Il motivo della mia scelta di proseguire con la specialistica in elettronica è stato proprio questo: nonostante l'amore e la passione per la biomedica, che continua ad essere il mio obiettivo principale, mi sono reso conto che per lavorare VERAMENTE nell'ambito dell'elettronica biomedica è necessario avere, giustamente, un'adeguata preparazione da elettronico (elettronica analogica e digitale con i controcazzi, misure elettroniche, programmazione orientata alla realizzazione di firmware per microcontrollori, DSP e relativi algoritmi e circuiti e tanto altro) che la maggior parte dei corsi di biomedica in Italia non avrebbe potuto darmi, a giudicare dal piano di studi. Ho deciso di cambiare perché voglio realmente arrivare a lavorare in quest'ambito, a progettare strumentazione elettronica per applicazioni biomediche e per questo i biomedici italiani non hanno veramente le competenze.
Questo è confermato anche dal fatto che l'albo degli ingegneri consente agli ingegneri biomedici che scelgono il ramo "Ingegneria dell'informazione" di partecipare alla progettazione di strumentazione elettronica ma non prevede che possano effettivamente realizzare uno strumento elettronico e garantire in prima persona per la sua completa funzionalità.

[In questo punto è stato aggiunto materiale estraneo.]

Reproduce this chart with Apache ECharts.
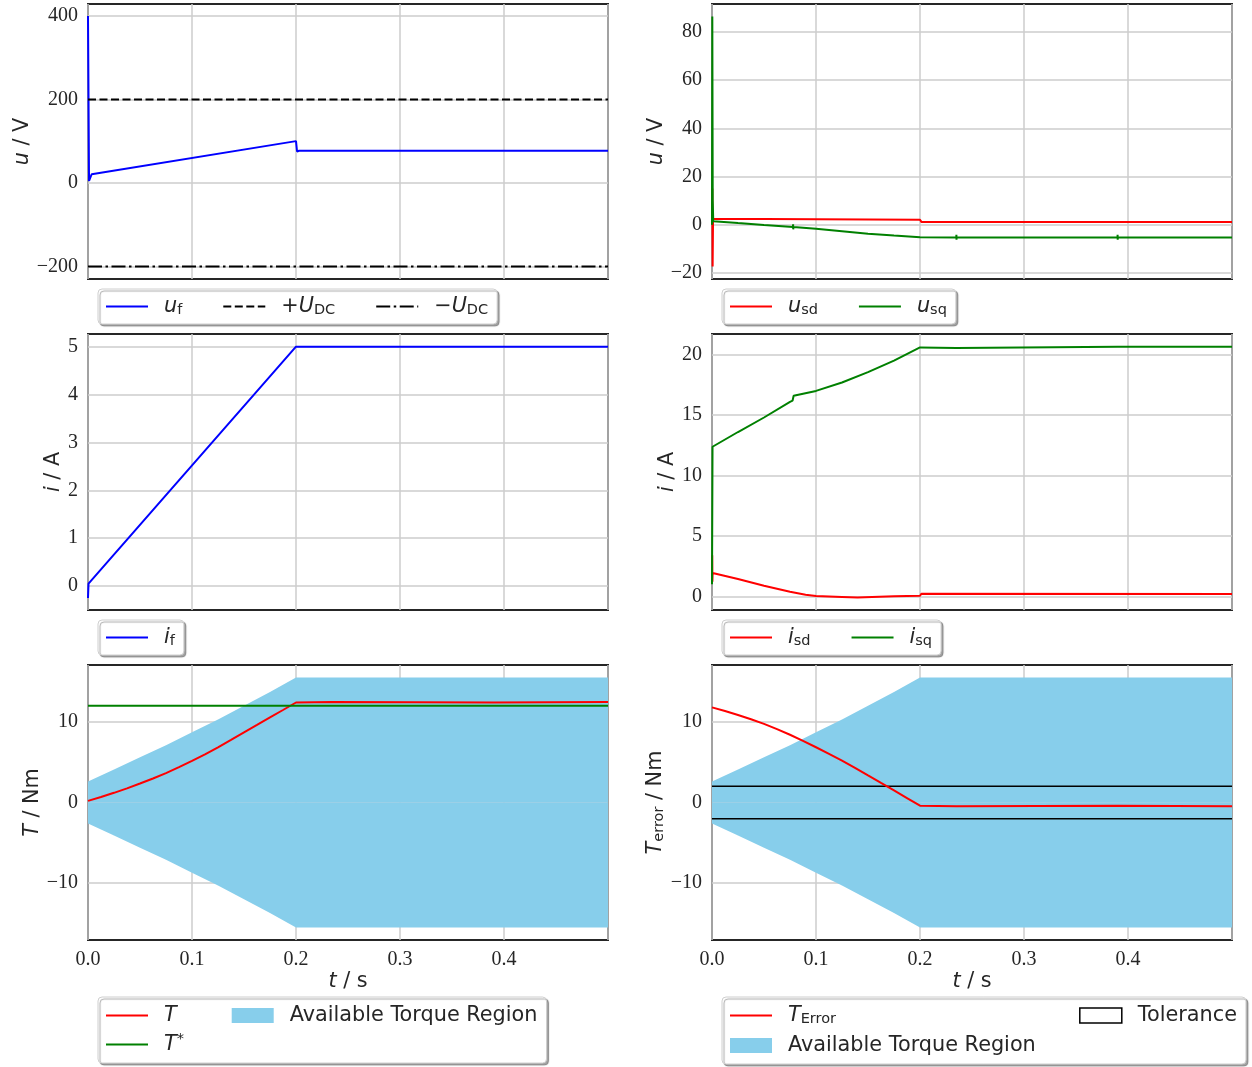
<!DOCTYPE html>
<html><head><meta charset="utf-8">
<script src="https://cdn.jsdelivr.net/npm/echarts@6/dist/echarts.min.js"></script>
<style>html,body{margin:0;padding:0;background:#fff}#c{width:1252px;height:1067px}</style>
</head><body><div id="c"></div><script>
// ---------------- data ----------------
const xTicks = [0, 0.1, 0.2, 0.3, 0.4];
const tConst = [0, 0.5];
// panel 1: field voltage
const tUf = [0, 0.001, 0.0035, 0.2, 0.201, 0.203, 0.5];
const uf  = [400, 5, 21, 100.4, 75.5, 77.2, 77.2];
const udcPos = [200, 200];
const udcNeg = [-200, -200];
const yTicks1 = [-200, 0, 200, 400];
// panel 2: stator voltages
const tUsd = [0, 0.0003, 0.0006, 0.001, 0.0015, 0.2, 0.2015, 0.5];
const usd  = [0, 15, -17.3, 2.5, 2.1, 2.1, 1.1, 1.1];
const tUsq = [0, 0.0003, 0.0007, 0.0012, 0.025, 0.05, 0.0779, 0.078, 0.0781, 0.0782, 0.1, 0.125, 0.15, 0.175, 0.2, 0.2349, 0.235, 0.2351, 0.2352, 0.3899, 0.39, 0.3901, 0.3902, 0.5];
const usq  = [0, 86.4, 10, 1.5, 0.7, -0.1, -0.9, 0.2, -1.9, -0.9, -1.7, -2.7, -3.7, -4.5, -5.2, -5.25, -4.2, -6.2, -5.25, -5.25, -4.2, -6.2, -5.25, -5.25];
const yTicks2 = [-20, 0, 20, 40, 60, 80];
// panel 3: field current
const tIf = [0, 0.0005, 0.2, 0.5];
const iF  = [-0.25, 0.05, 5.0, 5.0];
const yTicks3 = [0, 1, 2, 3, 4, 5];
// panel 4: stator currents
const tIsd = [0, 0.0002, 0.0004, 0.0006, 0.025, 0.05, 0.075, 0.09, 0.1, 0.125, 0.14, 0.175, 0.2, 0.2015, 0.5];
const isd  = [1.3, 3.4, 1.2, 1.93, 1.43, 0.88, 0.38, 0.13, 0.03, -0.05, -0.1, 0.0, 0.05, 0.22, 0.2];
const tIsq = [0, 0.0005, 0.025, 0.05, 0.075, 0.0775, 0.0785, 0.1, 0.125, 0.15, 0.175, 0.2, 0.235, 0.39, 0.5];
const isq  = [1.0, 12.38, 13.6, 14.8, 16.1, 16.2, 16.6, 17.0, 17.7, 18.55, 19.5, 20.6, 20.55, 20.65, 20.65];
const yTicks4 = [0, 5, 10, 15, 20];
// panels 5/6: torque
const tRegion = [0, 0.025, 0.05, 0.075, 0.1, 0.125, 0.15, 0.175, 0.2, 0.5];
const regionUpper = [2.6, 4.1, 5.6, 7.1, 8.7, 10.3, 12.0, 13.7, 15.5, 15.5];
const regionLower = [-2.6, -4.1, -5.6, -7.1, -8.7, -10.3, -12.0, -13.7, -15.5, -15.5];
const tTorque = [0, 0.0125, 0.025, 0.0375, 0.05, 0.0625, 0.075, 0.0875, 0.1, 0.1125, 0.125, 0.1375, 0.15, 0.1625, 0.175, 0.1875, 0.2, 0.235, 0.39, 0.5];
const torque  = [0.2, 0.68, 1.2, 1.75, 2.35, 2.98, 3.65, 4.38, 5.15, 5.98, 6.85, 7.77, 8.7, 9.62, 10.55, 11.47, 12.4, 12.45, 12.4, 12.45];
const torqueRef = [12.0, 12.0];
const torqueErr = [11.8, 11.34, 10.85, 10.32, 9.75, 9.1, 8.4, 7.65, 6.85, 6.04, 5.2, 4.29, 3.35, 2.42, 1.5, 0.55, -0.4, -0.45, -0.4, -0.45];
const tolUpper = [2, 2];
const tolLower = [-2, -2];
const yTicks5 = [-10, 0, 10];

// ---------------- helpers ----------------
const zip = (t, v) => t.map((x, i) => [x, v[i]]);
const TXT = '#262626';
const SANS = 'DejaVu Sans';
const FS = 20.8;
const rich = {
  i: {fontStyle: 'italic', fontSize: FS, fontFamily: SANS, color: TXT},
  s: {fontSize: 14.5, fontFamily: SANS, color: TXT, padding: [8, 0, 0, 0]},
  p: {fontSize: 14.5, fontFamily: SANS, color: TXT, padding: [0, 0, 10, 0]},
  g1: {width: 47, height: 10, backgroundColor: 'rgba(255,255,255,0)'},
  g2: {width: 235, height: 10, backgroundColor: 'rgba(255,255,255,0)'}
};
const legendLabels = {
  uf: '{i|u}{s|f}', UDCp: '+{i|U}{s|DC}', UDCn: '\u2212{i|U}{s|DC}',
  usd: '{i|u}{s|sd}', usq: '{i|u}{s|sq}',
  iF: '{i|i}{s|f}', isd: '{i|i}{s|sd}', isq: '{i|i}{s|sq}',
  T: '{i|T}{g1| }', Tstar: '{i|T}{p|*}', Terr: '{i|T}{s|Error}{g2| }',
  'Available Torque Region': 'Available Torque Region', Tolerance: 'Tolerance'
};
const fmtNum = v => (v < 0 ? '\u2212' : '') + Math.abs(v);

const gridPos = [
  {left: 88, top: 4, width: 520, height: 275},
  {left: 712, top: 4, width: 520, height: 275},
  {left: 88, top: 334, width: 520, height: 276},
  {left: 712, top: 334, width: 520, height: 276},
  {left: 88, top: 665, width: 520, height: 275},
  {left: 712, top: 665, width: 520, height: 275}
];
const grids = gridPos.map(g => Object.assign({show: true, borderColor: TXT, borderWidth: 2, backgroundColor: '#fff'}, g));

const xAxes = gridPos.map((g, i) => ({
  type: 'value', gridIndex: i, min: 0, max: 0.5, interval: 0.1,
  axisLine: {show: false}, axisTick: {show: false},
  splitLine: {show: true, lineStyle: {color: '#cccccc', width: 1.5}},
  axisLabel: {show: i >= 4, showMaxLabel: false, margin: 10, fontFamily: 'Liberation Serif', fontSize: 20, color: TXT,
              formatter: v => v.toFixed(1)},
  name: i >= 4 ? '{i|t} / s' : '', nameLocation: 'middle', nameGap: 30,
  nameTextStyle: {fontFamily: SANS, fontSize: FS, color: TXT, rich: rich}
}));

function yAxis(i, min, max, ticks, name, gap) {
  return {
    type: 'value', gridIndex: i, min: min, max: max,
    axisLine: {show: false},
    axisTick: {show: false, customValues: ticks},
    splitLine: {show: true, lineStyle: {color: '#cccccc', width: 1.5}},
    axisLabel: {customValues: ticks, margin: 10, fontFamily: 'Liberation Serif', fontSize: 20, color: TXT, formatter: fmtNum},
    name: name, nameLocation: 'middle', nameRotate: 90, nameGap: gap,
    nameTextStyle: {fontFamily: SANS, fontSize: FS, color: TXT, rich: rich}
  };
}
const yAxes = [
  yAxis(0, -230, 429, yTicks1, '{i|u} / V', 55),
  yAxis(1, -22.5, 91.6, yTicks2, '{i|u} / V', 44),
  yAxis(2, -0.5, 5.265, yTicks3, '{i|i} / A', 23),
  yAxis(3, -1.13, 21.71, yTicks4, '{i|i} / A', 34),
  yAxis(4, -17.05, 17.05, yTicks5, '{i|T} / Nm', 45),
  yAxis(5, -17.05, 17.05, yTicks5, '{i|T}{s|error} / Nm', 44)
];

function line(name, gi, t, v, color, type, width) {
  return {
    name: name, type: 'line', xAxisIndex: gi, yAxisIndex: gi, data: zip(t, v),
    symbol: 'none', animation: false, silent: true,
    lineStyle: {color: color, width: width || 2, type: type || 'solid'},
    itemStyle: {color: color}
  };
}
// region drawn as two areas filled to zero (upper >= 0 >= lower)
function region(gi) {
  return [regionUpper, regionLower].map(v => ({
    name: 'Available Torque Region', type: 'line', xAxisIndex: gi, yAxisIndex: gi,
    data: zip(tRegion, v), symbol: 'none', animation: false, silent: true,
    lineStyle: {width: 0, opacity: 0}, itemStyle: {color: '#87ceeb'},
    areaStyle: {color: '#87ceeb', opacity: 1, origin: 0}
  }));
}

const series = [
  line('uf', 0, tUf, uf, '#0000ff'),
  line('UDCp', 0, tConst, udcPos, '#000000', [8, 3.5]),
  line('UDCn', 0, tConst, udcNeg, '#000000', [14, 3.5, 2.5, 3.5]),
  line('usd', 1, tUsd, usd, '#ff0000'),
  line('usq', 1, tUsq, usq, '#008000'),
  line('iF', 2, tIf, iF, '#0000ff'),
  line('isd', 3, tIsd, isd, '#ff0000'),
  line('isq', 3, tIsq, isq, '#008000'),
  ...region(4),
  line('T', 4, tTorque, torque, '#ff0000'),
  line('Tstar', 4, tConst, torqueRef, '#008000'),
  ...region(5),
  line('Tolerance', 5, tConst, tolUpper, '#000000', 'solid', 1.5),
  line('Tolerance', 5, tConst, tolLower, '#000000', 'solid', 1.5),
  line('Terr', 5, tTorque, torqueErr, '#ff0000')
];

const legendBase = {
  orient: 'horizontal', selectedMode: false, itemWidth: 42, itemHeight: 15, itemGap: 40,
  backgroundColor: '#fff', borderColor: '#cfcfcf', borderWidth: 1, borderRadius: 4,
  shadowColor: 'rgba(0,0,0,0.35)', shadowOffsetX: 2, shadowOffsetY: 2, shadowBlur: 1,
  padding: [7, 9, 6, 7],
  itemStyle: {opacity: 0},
  textStyle: {fontFamily: SANS, fontSize: FS, color: TXT, padding: [0, 0, 0, 11], rich: rich},
  formatter: n => legendLabels[n] || n
};
const areaItem = {name: 'Available Torque Region', icon: 'rect', itemStyle: {color: '#87ceeb', borderWidth: 0, opacity: 1}};
const legends = [
  Object.assign({}, legendBase, {left: 98, top: 289, data: ['uf', 'UDCp', 'UDCn']}),
  Object.assign({}, legendBase, {left: 722, top: 289, data: ['usd', 'usq']}),
  Object.assign({}, legendBase, {left: 98, top: 620, data: ['iF']}),
  Object.assign({}, legendBase, {left: 722, top: 620, data: ['isd', 'isq']}),
  Object.assign({}, legendBase, {left: 98, top: 997, itemGap: 8, padding: [8, 9, 8, 7],
    data: ['T', areaItem, '\n', 'Tstar']}),
  Object.assign({}, legendBase, {left: 722, top: 997, itemGap: 8, padding: [8, 9, 8, 7],
    data: ['Terr',
           {name: 'Tolerance', icon: 'rect', itemStyle: {color: '#ffffff', borderColor: '#000000', borderWidth: 1.5, opacity: 1}},
           '\n', areaItem]})
];

const chart = echarts.init(document.getElementById('c'), null, {renderer: 'canvas'});
chart.setOption({
  animation: false,
  backgroundColor: '#ffffff',
  grid: grids, xAxis: xAxes, yAxis: yAxes, legend: legends, series: series
});
</script></body></html>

Insomma studiare duramente per altri due anni per poi trovarmi di fronte all'evidenza di non avere le competenze per poter lavorare in ambito elettronico per le applicazioni biomediche era il mio incubo peggiore, per cui ho preso coraggio e ho deciso di darci dentro con l'elettronica (sia pure con qualche esame di debito).
Ora io penso che ci sia una sola cosa che ci salva davvero:
nel resto del mondo conta cosa sai fare, non cosa il tuo pezzo di carta con su scritto "Laurea" attesta che tu sai fare. Si ripropone la questione delle competenze personali:
è il singolo a decidere cosa vuole studiare approfonditamente e quali competenze specialistiche vuole acquisire, per cui sta a lui crearsi un solido background, funzionale per l'attività che vorrebbe svolgere in futuro.
Già solo cercando dei bandi di dottorato all'estero si può notare come non siano interessati a "che ingegnere sei?", ma a "
in cosa sei capace/esperto?" perché alla fine servono competenze reali, non piani di studio universitari, per fortuna
Comunque mi fa piacere che questa discussione stia prendendo piede: è ora che gli Ingegneri Biomedici Italiani si pongano questi quesiti e affrontino la questione..e che, magari, provino a proporre soluzioni. Chi lo sa, magari in futuro potrebbero venir fuori idee interessanti e innovative, del resto è proprio questo il bello del confronto!